GOAL
Reproduce the lines of the material exactly, excluding every image.
>> begin DATASET SECTION
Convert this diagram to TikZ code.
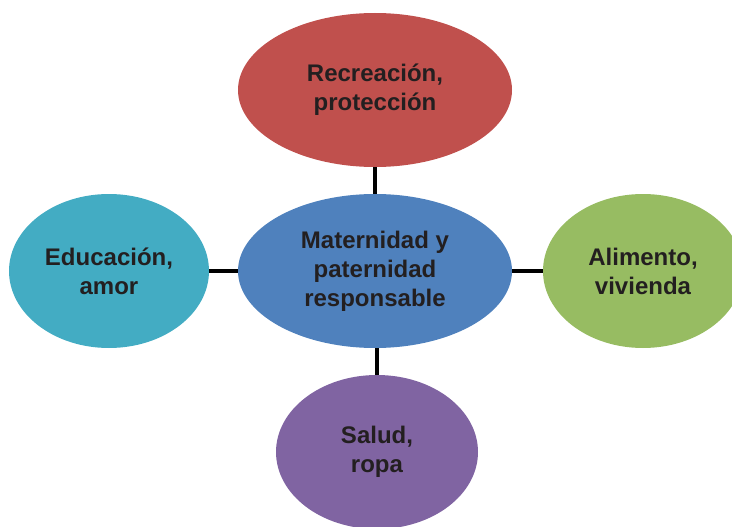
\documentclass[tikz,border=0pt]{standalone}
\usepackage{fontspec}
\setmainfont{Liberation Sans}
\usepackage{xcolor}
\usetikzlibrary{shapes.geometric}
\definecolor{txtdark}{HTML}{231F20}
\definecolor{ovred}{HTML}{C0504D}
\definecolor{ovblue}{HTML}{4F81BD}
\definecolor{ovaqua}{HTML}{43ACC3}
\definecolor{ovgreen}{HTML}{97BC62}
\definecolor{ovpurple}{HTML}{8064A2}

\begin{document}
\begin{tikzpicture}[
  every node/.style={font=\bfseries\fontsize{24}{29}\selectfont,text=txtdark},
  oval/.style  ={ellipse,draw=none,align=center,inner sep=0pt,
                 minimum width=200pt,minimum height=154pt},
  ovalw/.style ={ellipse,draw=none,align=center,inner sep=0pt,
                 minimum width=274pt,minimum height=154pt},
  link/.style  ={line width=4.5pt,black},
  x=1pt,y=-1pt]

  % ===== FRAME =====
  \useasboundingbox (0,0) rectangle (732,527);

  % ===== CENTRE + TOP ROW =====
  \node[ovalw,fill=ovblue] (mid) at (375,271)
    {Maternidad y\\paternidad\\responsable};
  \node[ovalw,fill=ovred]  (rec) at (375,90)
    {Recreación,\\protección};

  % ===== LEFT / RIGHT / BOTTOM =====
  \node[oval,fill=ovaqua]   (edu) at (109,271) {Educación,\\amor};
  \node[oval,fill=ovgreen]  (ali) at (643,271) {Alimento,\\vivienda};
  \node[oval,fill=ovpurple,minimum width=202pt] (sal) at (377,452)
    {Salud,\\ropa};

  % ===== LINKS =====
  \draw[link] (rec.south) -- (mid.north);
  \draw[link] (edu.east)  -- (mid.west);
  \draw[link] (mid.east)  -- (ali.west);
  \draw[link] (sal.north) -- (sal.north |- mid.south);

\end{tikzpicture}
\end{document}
>> end DATASET SECTION
SOLVED PROBLEM
Convert this diagram to TikZ code.
\documentclass[tikz,border=0pt]{standalone}
\usepackage{fontspec}
\setmainfont{Liberation Sans}
\usepackage{xcolor}
\usetikzlibrary{shapes.geometric}
\definecolor{txtdark}{HTML}{231F20}
\definecolor{ovred}{HTML}{C0504D}
\definecolor{ovblue}{HTML}{4F81BD}
\definecolor{ovaqua}{HTML}{43ACC3}
\definecolor{ovgreen}{HTML}{97BC62}
\definecolor{ovpurple}{HTML}{8064A2}

\begin{document}
\begin{tikzpicture}[
  every node/.style={font=\bfseries\fontsize{24}{29}\selectfont,text=txtdark},
  oval/.style  ={ellipse,draw=none,align=center,inner sep=0pt,
                 minimum width=200pt,minimum height=154pt},
  ovalw/.style ={ellipse,draw=none,align=center,inner sep=0pt,
                 minimum width=274pt,minimum height=154pt},
  link/.style  ={line width=4.5pt,black},
  x=1pt,y=-1pt]

  % ===== FRAME =====
  \useasboundingbox (0,0) rectangle (732,527);

  % ===== CENTRE + TOP ROW =====
  \node[ovalw,fill=ovblue] (mid) at (375,271)
    {Maternidad y\\paternidad\\responsable};
  \node[ovalw,fill=ovred]  (rec) at (375,90)
    {Recreación,\\protección};

  % ===== LEFT / RIGHT / BOTTOM =====
  \node[oval,fill=ovaqua]   (edu) at (109,271) {Educación,\\amor};
  \node[oval,fill=ovgreen]  (ali) at (643,271) {Alimento,\\vivienda};
  \node[oval,fill=ovpurple,minimum width=202pt] (sal) at (377,452)
    {Salud,\\ropa};

  % ===== LINKS =====
  \draw[link] (rec.south) -- (mid.north);
  \draw[link] (edu.east)  -- (mid.west);
  \draw[link] (mid.east)  -- (ali.west);
  \draw[link] (sal.north) -- (sal.north |- mid.south);

\end{tikzpicture}
\end{document}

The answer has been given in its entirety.